Brian Richards, one of the two students arrested at last month’s protest at the University of the West Indies’ St Augustine campus, yesterday confronted Commissioner of Police Gary Griffith at an open discussion on restoring trust in the police service, saying he has not been told why he and fellow student Nathaniel John were arrested.
Richards posed his question to Griffith when the floor was opened for questions from the audience, saying he was concerned by some of Griffiths’ remarks on addressing crime and criminality in TT using violence.
He also asked for the police to develop a set of guidelines, together with the public, to address crowd control.

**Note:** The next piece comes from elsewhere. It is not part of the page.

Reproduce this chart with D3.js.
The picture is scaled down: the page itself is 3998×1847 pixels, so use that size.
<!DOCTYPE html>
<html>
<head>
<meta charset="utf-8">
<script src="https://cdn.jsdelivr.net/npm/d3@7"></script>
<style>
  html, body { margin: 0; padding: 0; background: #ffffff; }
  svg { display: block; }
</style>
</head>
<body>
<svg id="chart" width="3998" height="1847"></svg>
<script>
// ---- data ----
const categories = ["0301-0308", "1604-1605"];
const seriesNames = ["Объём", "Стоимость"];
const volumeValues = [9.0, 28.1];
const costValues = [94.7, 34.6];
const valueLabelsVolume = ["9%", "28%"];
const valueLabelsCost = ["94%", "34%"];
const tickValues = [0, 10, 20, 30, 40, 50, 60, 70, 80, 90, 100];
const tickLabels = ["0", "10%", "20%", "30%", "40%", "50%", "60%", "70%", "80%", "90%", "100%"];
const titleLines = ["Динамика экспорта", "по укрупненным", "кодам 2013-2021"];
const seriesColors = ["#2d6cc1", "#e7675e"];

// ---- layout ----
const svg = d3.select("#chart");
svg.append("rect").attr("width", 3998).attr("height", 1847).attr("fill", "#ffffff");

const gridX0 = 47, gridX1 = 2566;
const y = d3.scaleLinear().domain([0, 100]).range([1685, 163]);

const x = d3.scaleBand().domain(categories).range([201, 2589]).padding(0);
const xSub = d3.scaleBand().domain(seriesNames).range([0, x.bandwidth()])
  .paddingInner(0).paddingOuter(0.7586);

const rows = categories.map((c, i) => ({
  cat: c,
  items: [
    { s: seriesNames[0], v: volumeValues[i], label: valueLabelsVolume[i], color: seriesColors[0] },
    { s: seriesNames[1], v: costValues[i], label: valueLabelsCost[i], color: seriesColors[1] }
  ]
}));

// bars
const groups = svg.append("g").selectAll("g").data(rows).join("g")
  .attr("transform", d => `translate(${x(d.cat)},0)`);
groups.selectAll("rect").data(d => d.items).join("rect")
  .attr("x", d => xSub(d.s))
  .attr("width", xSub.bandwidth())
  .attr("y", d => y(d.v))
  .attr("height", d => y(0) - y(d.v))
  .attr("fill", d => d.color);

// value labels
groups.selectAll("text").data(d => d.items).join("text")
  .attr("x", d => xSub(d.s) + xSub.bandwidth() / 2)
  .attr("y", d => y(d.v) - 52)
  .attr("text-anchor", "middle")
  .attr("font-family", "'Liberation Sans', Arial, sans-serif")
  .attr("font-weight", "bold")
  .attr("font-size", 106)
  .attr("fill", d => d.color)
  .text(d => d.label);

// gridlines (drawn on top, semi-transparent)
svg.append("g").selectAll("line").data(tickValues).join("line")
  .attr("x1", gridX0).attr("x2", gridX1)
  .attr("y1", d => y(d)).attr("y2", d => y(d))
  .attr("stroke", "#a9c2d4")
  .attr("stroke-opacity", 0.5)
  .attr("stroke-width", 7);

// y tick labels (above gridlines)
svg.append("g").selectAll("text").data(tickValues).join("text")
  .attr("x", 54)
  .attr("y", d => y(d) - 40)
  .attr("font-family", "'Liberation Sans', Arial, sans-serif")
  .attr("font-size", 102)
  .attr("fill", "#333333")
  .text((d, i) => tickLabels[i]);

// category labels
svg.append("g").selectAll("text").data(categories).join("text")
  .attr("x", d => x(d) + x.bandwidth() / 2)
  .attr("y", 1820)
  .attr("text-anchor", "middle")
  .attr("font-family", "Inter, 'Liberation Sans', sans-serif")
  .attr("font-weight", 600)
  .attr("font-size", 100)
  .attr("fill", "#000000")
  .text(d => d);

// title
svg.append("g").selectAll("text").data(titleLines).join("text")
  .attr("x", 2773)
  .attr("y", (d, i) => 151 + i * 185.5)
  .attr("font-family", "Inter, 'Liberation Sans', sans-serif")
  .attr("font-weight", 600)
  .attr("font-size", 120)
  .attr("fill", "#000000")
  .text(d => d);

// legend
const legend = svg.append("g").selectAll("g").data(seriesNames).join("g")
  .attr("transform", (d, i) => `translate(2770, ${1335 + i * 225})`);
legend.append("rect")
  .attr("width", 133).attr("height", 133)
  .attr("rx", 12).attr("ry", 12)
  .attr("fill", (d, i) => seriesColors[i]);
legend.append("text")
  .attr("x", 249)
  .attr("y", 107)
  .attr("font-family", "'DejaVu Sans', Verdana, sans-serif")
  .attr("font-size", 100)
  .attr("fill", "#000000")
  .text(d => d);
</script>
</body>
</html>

“Too many of your statements concern me,” he said. “Violence seems to be the core of your mandate. There are many things that merit an apology for the UWI incident, and I would like to clarify. and if you think my issue was with the officers having firearms, that is not the case.
“Up to this time no one has been able to explain to me what are the protocols and procedures that officers use when making arrests, dispersing crowds and so on.”
Griffith responded that since the matter was before the court, he was unable to address the issue, but stood by his decision to arrest people who block public roads.
“If someone breaks the law, the police officer will then inform the individual. If the officer did anything wrong, the courts will decide. What I will not condone is anyone who blocks a public road.”
He also responded to an incident in which members of a television news team were threatened with arrest by police for filming someone on a street in San Juan on Wednesday and apologised to the media.
“I try as best as possible to speak, build up and train police officers in how to speak to people. You cannot have the media recording something and you have the audacity to tell them that they have no rights to record that.
“With that, I apologise.
“If people are resisting arrest, they should be brought to the ground.”
Responding to questions over a set of guidelines for the police service, Griffith said while he would do his best to build a partnership with the public, policies tend to change with the resignation of commissioners, so such a plan would not be a long-term solution.